Si les émeutes survenues du 27 juin au 5 juillet ont laissé des plaies ouvertes dans la société française, elles ont aussi occasionné des cicatrices durables dans le paysage des villes. Etablissements scolaires, mairies, lieux de culture, mais aussi immeubles d’habitation, de nombreux bâtiments publics et privés ont été incendiés ou dégradés.
Face à ce constat, le Gouvernement a décidé d’agir en urgence pour pouvoir lancer les chantiers de démolition, reconstruction ou réhabilitation -selon la gravité des dégâts occasionnés- le plus vite possible.
Un projet de loi pour accélérer la reconstruction des bâtiments démolis au cours des violences urbaines
C’est pourquoi l’Assemblée nationale a adopté jeudi 20 juillet un projet de loi relatif à l’accélération de la reconstruction des bâtiments dégradés ou démolis au cours des violences urbaines par 260 voix contre 87. Le projet de loi avait été déposé au Sénat le 13 juillet, qui l’a adopté le 18 juillet à l’unanimité. La commission des Affaires économiques l’a examiné le mercredi 19 juillet et l’a adopté sans modification.
Les trois articles ouvrent des dérogations aux règles du droit de l’urbanisme, aux règles de passation et de dévolution des marchés publics et déterminent des règles de financements pour la reconstruction.
Il faut dire que le volume de chantiers à lancer est conséquent. Rapporteur du texte, Jean-Paul Mattei, député MoDem, a fait les comptes devant l’Assemblée nationale. "S’il est trop tôt encore pour connaître parfaitement l’étendue des dégradations subies dans les territoires, certaines estimations initiales font état de 750 bâtiments publics dégradés ou détruits, peut-être le triple en ce qui concerne les bâtiments privés", a chiffré le parlementaire, précisant que "273 bâtiments des forces de l’ordre, 168 écoles et 105 mairies auraient notamment été détériorés".
Une loi sur mesure, mais une mesure d’exception pour reconstruire après les émeutes
Quant au ministre de la Transition écologique et de la Cohésion des territoires Christophe Béchu, il a insisté sur le caractère exceptionnel de ce texte se présentant sous la forme de trois articles. "Ce qui est acceptable en temps normal qu’à la marge se justifie pleinement dans le cas présent", a-t-il déclaré en substance.
Dans la région Auvergne-Rhône-Alpes, de nombreux édifices publics et privés ont été affectés par les violences urbaines. Dans l’agglomération lyonnaise, on se souvient par exemple de l’incendie qui a embrasé quatre étages d'un immeuble au 5 boulevard Honoré de Balzac à Villeurbanne suite à un tir de mortier.

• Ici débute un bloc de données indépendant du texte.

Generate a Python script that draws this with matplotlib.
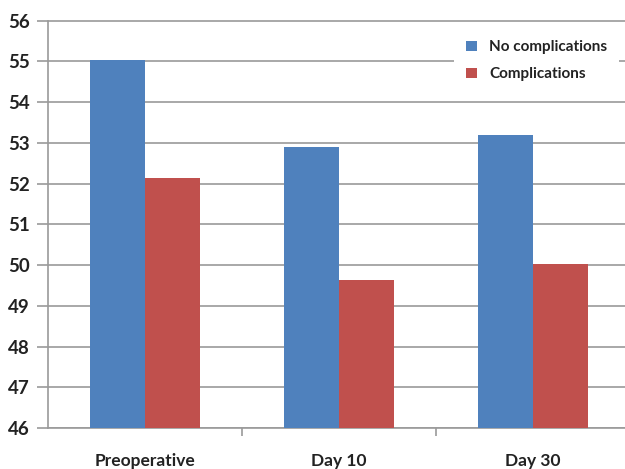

Ou encore de la destruction des bâtiments du BTP CFA de Roanne, touchés à deux reprises par des incendies volontaires les 1er et 2 juillet. Compte-tenu des dégâts occasionnés, les 160 élèves ne devraient d’ailleurs pas réintégrer les locaux à la rentrée. Et le devenir même de l’établissement sur ce site est posé. A l’image de ce cas précis, l’adoption de cette loi avant la trêve estivale pourrait permettre de dénouer certains dossiers épineux.
Que comprend précisément la loi ?
L’article 1 habilite le gouvernement à prendre par ordonnance des mesures aménageant le droit de reconstruction des bâtiments à l’identique ou moyennant des modifications limitées, en autorisant l’engagement de certains travaux dès le dépôt de la demande d’autorisation d’urbanisme et en accélérant les procédures de délivrance des autorisations d’urbanisme.
L’article 2 va permettre de prendre des mesures dérogatoires aux règles de la commande publique, en matière de publicité préalable et de recours aux marchés publics globaux.
Enfin, l’article 3 vise à faciliter le financement de la réparation et de la reconstruction rapide des bâtiments et équipements publics dégradés. Le cadre juridique applicable aux subventions d’investissement versées aux collectivités territoriales sera adapté "afin de permettre un subventionnement au-delà du plafond légal de 80 %" peut-on lire sur le site de l’Assemblée.